Short task: Retype verbatim only the lines below, starting at the one that contains "What Apache ECharts" and ending at the one that contains "const names = ['LDPE', 'LDPE". Pictures are excluded from the copy.

Excerpted records:
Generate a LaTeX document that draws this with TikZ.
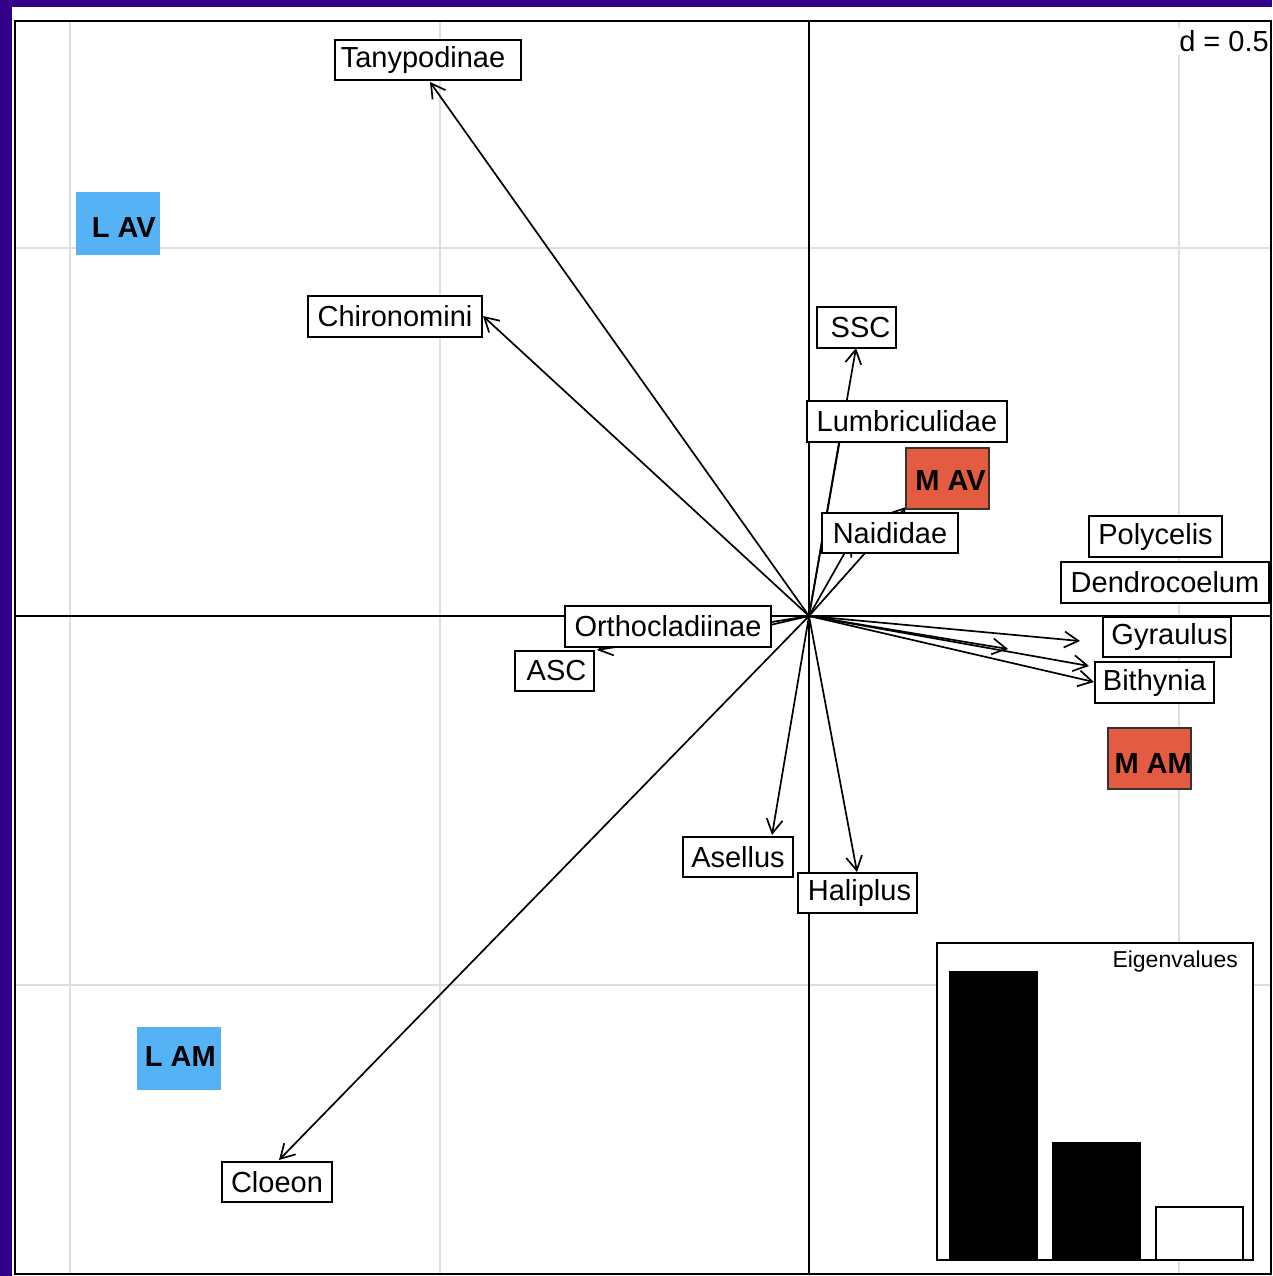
\documentclass[tikz,border=0pt]{standalone}
\usepackage{fontspec}
\setmainfont{Liberation Sans}
\usetikzlibrary{arrows.meta}
\definecolor{bgpurple}{RGB}{51,0,138}
\definecolor{gridgray}{RGB}{222,222,222}
\definecolor{lblue}{RGB}{84,178,245}
\definecolor{mred}{RGB}{227,91,64}
\newcommand\labfont{\fontsize{29}{34}\selectfont}
\newcommand\boldlabfont{\fontsize{29}{34}\selectfont\bfseries}
\newcommand\eigfont{\fontsize{23}{27}\selectfont}
\tikzset{
  gridln/.style={draw=gridgray, line width=2pt},
  axisln/.style={draw=black, line width=1.6pt},
  arr/.style={line width=1.7pt, -{Straight Barb[length=14pt,width=16pt]}},
  lab/.style={draw=black, fill=white, line width=1.8pt, inner sep=0pt, font=\labfont},
  grptxt/.style={inner sep=0pt, font=\boldlabfont},
}
\begin{document}
\begin{tikzpicture}[x=1pt,y=-1pt]
\useasboundingbox (0,0) rectangle (1272,1276);
% background
\fill[bgpurple] (0,0) rectangle (1272,1276);
\fill[white] (12,7) rectangle (1272,1276);
% grid
\draw[gridln] (70,21) -- (70,1274);
\draw[gridln] (440,21) -- (440,1274);
\draw[gridln] (1179,21) -- (1179,1274);
\draw[gridln] (15,248) -- (1271,248);
\draw[gridln] (15,985) -- (1271,985);
% axes
\draw[axisln] (809,21) -- (809,1274);
\draw[axisln] (15,616) -- (1271,616);
% origin and tips
\coordinate (o) at (809,616);
\coordinate (tTany) at (430,82);
\coordinate (tChir) at (483,316);
\coordinate (tSSC) at (856,348);
\coordinate (tLumb) at (842.7,421);
\coordinate (tNaidA) at (906,507);
\coordinate (tNaidB) at (852,540);
\coordinate (tOrth) at (740,632);
\coordinate (tASC) at (597,650);
\coordinate (tAsel) at (772,835);
\coordinate (tHali) at (857,872);
\coordinate (tCloe) at (279,1160);
\coordinate (tR1) at (1080,641);
\coordinate (tR2) at (1008,649);
\coordinate (tR3) at (1089,666);
\coordinate (tR4) at (1094,682);
\foreach \t in {tTany,tChir,tSSC,tLumb,tNaidA,tNaidB,tOrth,tASC,tAsel,tHali,tCloe,tR1,tR2,tR3,tR4}
  \draw[arr] (o) -- (\t);
% labels
\node[lab, minimum width=186pt, minimum height=40pt] (Tany) at (428,60) {Tanypodinae\kern10pt};
\node[lab, minimum width=174pt, minimum height=41pt] (Chir) at (395,316.5) {Chironomini};
\node[lab, minimum width=79pt, minimum height=41pt] (SSC) at (856.5,327.5) {\hspace{8pt}SSC};
\node[lab, minimum width=200pt, minimum height=41pt] (Lumb) at (907,421.5) {Lumbriculidae};
\node[lab, minimum width=136pt, minimum height=40pt] (Naid) at (890,533) {Naididae};
\node[lab, minimum width=133pt, minimum height=41pt] (Poly) at (1155.5,536.5) {Polycelis};
\node[lab, minimum width=208pt, minimum height=41pt] (Dend) at (1165,582.5) {Dendrocoelum};
\node[lab, minimum width=128pt, minimum height=40pt] (Gyra) at (1167,637) {\hspace{5pt}Gyraulus};
\node[lab, minimum width=119pt, minimum height=41pt] (Bith) at (1154.5,682.5) {Bithynia};
\node[lab, minimum width=206pt, minimum height=41pt] (Orth) at (668,626.5) {Orthocladiinae};
\node[lab, minimum width=79pt, minimum height=40pt] (ASC) at (554.5,671) {\hspace{4pt}ASC};
\node[lab, minimum width=110pt, minimum height=40pt] (Asel) at (738,857) {Asellus};
\node[lab, minimum width=119pt, minimum height=40pt] (Hali) at (857.5,893) {\hspace{4pt}Haliplus};
\node[lab, minimum width=110pt, minimum height=40pt] (Cloe) at (277,1182) {Cloeon};
% group boxes
\fill[lblue] (76,192) rectangle (160,255);
\node[grptxt, anchor=base east] (LAV) at (156,237) {L AV};
\fill[lblue] (137,1027) rectangle (221,1090);
\node[grptxt, anchor=base east] (LAM) at (216,1066) {L AM};
\filldraw[fill=mred, draw=black!80, line width=1.2pt] (906,448) rectangle (989,509);
\node[grptxt, anchor=base east] (MAV) at (986,490) {M AV};
\filldraw[fill=mred, draw=black!80, line width=1.2pt] (1108,728) rectangle (1191,789);
\node[grptxt, anchor=base east] (MAM) at (1192,773) {M AM};
% scale label
\node[fill=white, inner sep=3pt, anchor=base east, font=\labfont] (dscale) at (1272,52) {d = 0.5};
% eigenvalues inset
\filldraw[fill=white, draw=black, line width=1.6pt] (937,943) rectangle (1253,1260);
\node[inner sep=0pt, anchor=base east, font=\eigfont] (eig) at (1238,967) {Eigenvalues};
\filldraw[fill=black, draw=black, line width=1.4pt] (950,972) rectangle (1037,1260);
\filldraw[fill=black, draw=black, line width=1.4pt] (1053,1143) rectangle (1140,1260);
\filldraw[fill=white, draw=black, line width=1.4pt] (1156,1207) rectangle (1243,1260);
% frame
\draw[black, line width=2pt] (15,21) rectangle (1271,1274);
\end{tikzpicture}
\end{document}
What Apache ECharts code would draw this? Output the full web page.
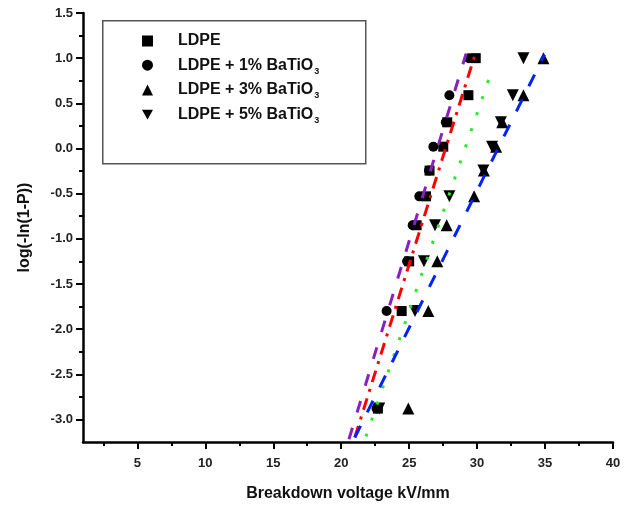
<!DOCTYPE html>
<html>
<head>
<meta charset="utf-8">
<script src="https://cdn.jsdelivr.net/npm/echarts@6/dist/echarts.min.js"></script>
<style>html,body{margin:0;padding:0;background:#fff}#c{width:634px;height:508px}</style>
</head>
<body>
<div id="c"></div>
<script>
// Weibull plot levels log(-ln(1-P))
const yLevels = [-2.88, -1.80, -1.25, -0.85, -0.53, -0.245, 0.02, 0.29, 0.59, 1.00];
// Breakdown voltages (kV/mm) per series
const ldpe  = [22.7, 24.45, 25.0, 25.55, 26.24, 26.5, 27.51, 27.8, 29.36, 29.9];
const bt1   = [22.6, 23.34, 24.85, 25.26, 25.75, 26.46, 26.78, 27.7, 27.96, 29.4];
const bt3   = [24.94, 26.41, 27.07, 27.76, 29.78, 30.5, 31.4, 31.85, 33.41, 34.88];
const bt5   = [22.8, 25.43, 26.09, 26.90, 27.96, 30.46, 31.1, 31.75, 32.63, 33.41];
// Fitted lines (end points)
const fitBt1  = [[20.57, -3.22], [29.19, 1.05]];
const fitLdpe = [[21.0, -3.2], [29.85, 1.04]];
const fitBt5  = [[21.82, -3.19], [31.03, 0.84]];
const fitBt3  = [[21.0, -3.2], [34.96, 1.04]];
// Ticks
const xTicks = [5, 10, 15, 20, 25, 30, 35, 40];
const xMinor = [2.5, 7.5, 12.5, 17.5, 22.5, 27.5, 32.5, 37.5];
const yTicks = [-3.0, -2.5, -2.0, -1.5, -1.0, -0.5, 0.0, 0.5, 1.0, 1.5];
const yMinor = [-2.75, -2.25, -1.75, -1.25, -0.75, -0.25, 0.25, 0.75, 1.25];
const names = ['LDPE', 'LDPE + 1% BaTiO', 'LDPE + 3% BaTiO', 'LDPE + 5% BaTiO'];

const FONT = 'Liberation Sans, Arial, sans-serif';
const pair = arr => arr.map((x, i) => [x, yLevels[i]]);
const downTri = 'path://M0,0L10,0L5,9Z';

const chart = echarts.init(document.getElementById('c'));
const scatterBase = {type: 'scatter', itemStyle: {color: '#000', opacity: 1}, z: 2};
const lineBase = (data, color, dash) => ({
  type: 'line', data: data, symbol: 'none', silent: true, z: 5,
  lineStyle: {color: color, width: 3, type: dash}
});

chart.setOption({
  animation: false,
  backgroundColor: '#fff',
  grid: {left: 83, right: 21, top: 13, bottom: 66},
  graphic: [{
    type: 'rect', left: 102, top: 20, z: 0,
    shape: {width: 263, height: 143},
    style: {fill: '#fff', stroke: '#555', lineWidth: 1.5}
  }],
  legend: {
    orient: 'vertical', left: 142, top: 31, padding: 0,
    itemWidth: 11, itemHeight: 11, itemGap: 3.7,
    itemStyle: {opacity: 1, color: '#000'},
    data: [
      {name: names[0], icon: 'rect'},
      {name: names[1], icon: 'circle'},
      {name: names[2], icon: 'triangle'},
      {name: names[3], icon: downTri}
    ],
    formatter: n => n === 'LDPE' ? '{a|LDPE}' : '{a|' + n + '}{s|3}',
    textStyle: {
      padding: [0, 0, 0, 20],
      lineHeight: 20,
      rich: {
        a: {fontSize: 16, fontWeight: 'bold', fontFamily: FONT, color: '#111', lineHeight: 20},
        s: {fontSize: 9, fontWeight: 'bold', fontFamily: FONT, color: '#111', lineHeight: 20, padding: [12, 0, 0, 1]}
      }
    }
  },
  xAxis: [{
    type: 'value', min: 1, max: 40, position: 'bottom',
    axisLine: {onZero: false, lineStyle: {color: '#000', width: 2.5}},
    axisTick: {customValues: xTicks, length: 7, lineStyle: {color: '#000', width: 2}},
    axisLabel: {customValues: xTicks, fontSize: 13, fontWeight: 'bold', fontFamily: FONT, color: '#222', margin: 15},
    splitLine: {show: false},
    name: 'Breakdown voltage kV/mm', nameLocation: 'middle', nameGap: 44,
    nameTextStyle: {fontSize: 16, fontWeight: 'bold', fontFamily: FONT, color: '#111'}
  }, {
    type: 'value', min: 1, max: 40, position: 'bottom', offset: 0,
    axisLine: {show: false, onZero: false},
    axisTick: {customValues: xMinor, length: 4, lineStyle: {color: '#000', width: 2}},
    axisLabel: {show: false},
    splitLine: {show: false}
  }],
  yAxis: [{
    type: 'value', min: -3.25, max: 1.5, position: 'left',
    axisLine: {onZero: false, lineStyle: {color: '#000', width: 2.5}},
    axisTick: {customValues: yTicks, length: 7, lineStyle: {color: '#000', width: 2}},
    axisLabel: {customValues: yTicks, fontSize: 13, fontWeight: 'bold', fontFamily: FONT, color: '#222', margin: 10,
      formatter: v => v.toFixed(1)},
    splitLine: {show: false},
    name: 'log(-ln(1-P))', nameLocation: 'middle', nameGap: 50,
    nameTextStyle: {fontSize: 16, fontWeight: 'bold', fontFamily: FONT, color: '#111'}
  }, {
    type: 'value', min: -3.25, max: 1.5, position: 'left', offset: 0,
    axisLine: {show: false, onZero: false},
    axisTick: {customValues: yMinor, length: 4, lineStyle: {color: '#000', width: 2}},
    axisLabel: {show: false},
    splitLine: {show: false}
  }],
  series: [
    Object.assign({}, scatterBase, {name: names[0], symbol: 'rect', symbolSize: 10, data: pair(ldpe)}),
    Object.assign({}, scatterBase, {name: names[1], symbol: 'circle', symbolSize: 10, data: pair(bt1)}),
    Object.assign({}, scatterBase, {name: names[2], symbol: 'triangle', symbolSize: 12, data: pair(bt3)}),
    Object.assign({}, scatterBase, {name: names[3], symbol: downTri, symbolSize: 12, data: pair(bt5)}),
    lineBase(fitBt1, '#8a1fc4', [12, 16]),
    lineBase(fitLdpe, '#ff0000', [12, 7, 3, 7]),
    lineBase(fitBt5, '#22ee22', [3, 14]),
    lineBase(fitBt3, '#0022ff', [13, 15])
  ]
});
</script>
</body>
</html>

Correct output:
What Apache ECharts code would draw this? Output the full web page.
<!DOCTYPE html>
<html>
<head>
<meta charset="utf-8">
<script src="https://cdn.jsdelivr.net/npm/echarts@6/dist/echarts.min.js"></script>
<style>html,body{margin:0;padding:0;background:#fff}#c{width:634px;height:508px}</style>
</head>
<body>
<div id="c"></div>
<script>
// Weibull plot levels log(-ln(1-P))
const yLevels = [-2.88, -1.80, -1.25, -0.85, -0.53, -0.245, 0.02, 0.29, 0.59, 1.00];
// Breakdown voltages (kV/mm) per series
const ldpe  = [22.7, 24.45, 25.0, 25.55, 26.24, 26.5, 27.51, 27.8, 29.36, 29.9];
const bt1   = [22.6, 23.34, 24.85, 25.26, 25.75, 26.46, 26.78, 27.7, 27.96, 29.4];
const bt3   = [24.94, 26.41, 27.07, 27.76, 29.78, 30.5, 31.4, 31.85, 33.41, 34.88];
const bt5   = [22.8, 25.43, 26.09, 26.90, 27.96, 30.46, 31.1, 31.75, 32.63, 33.41];
// Fitted lines (end points)
const fitBt1  = [[20.57, -3.22], [29.19, 1.05]];
const fitLdpe = [[21.0, -3.2], [29.85, 1.04]];
const fitBt5  = [[21.82, -3.19], [31.03, 0.84]];
const fitBt3  = [[21.0, -3.2], [34.96, 1.04]];
// Ticks
const xTicks = [5, 10, 15, 20, 25, 30, 35, 40];
const xMinor = [2.5, 7.5, 12.5, 17.5, 22.5, 27.5, 32.5, 37.5];
const yTicks = [-3.0, -2.5, -2.0, -1.5, -1.0, -0.5, 0.0, 0.5, 1.0, 1.5];
const yMinor = [-2.75, -2.25, -1.75, -1.25, -0.75, -0.25, 0.25, 0.75, 1.25];
const names = ['LDPE', 'LDPE + 1% BaTiO', 'LDPE + 3% BaTiO', 'LDPE + 5% BaTiO'];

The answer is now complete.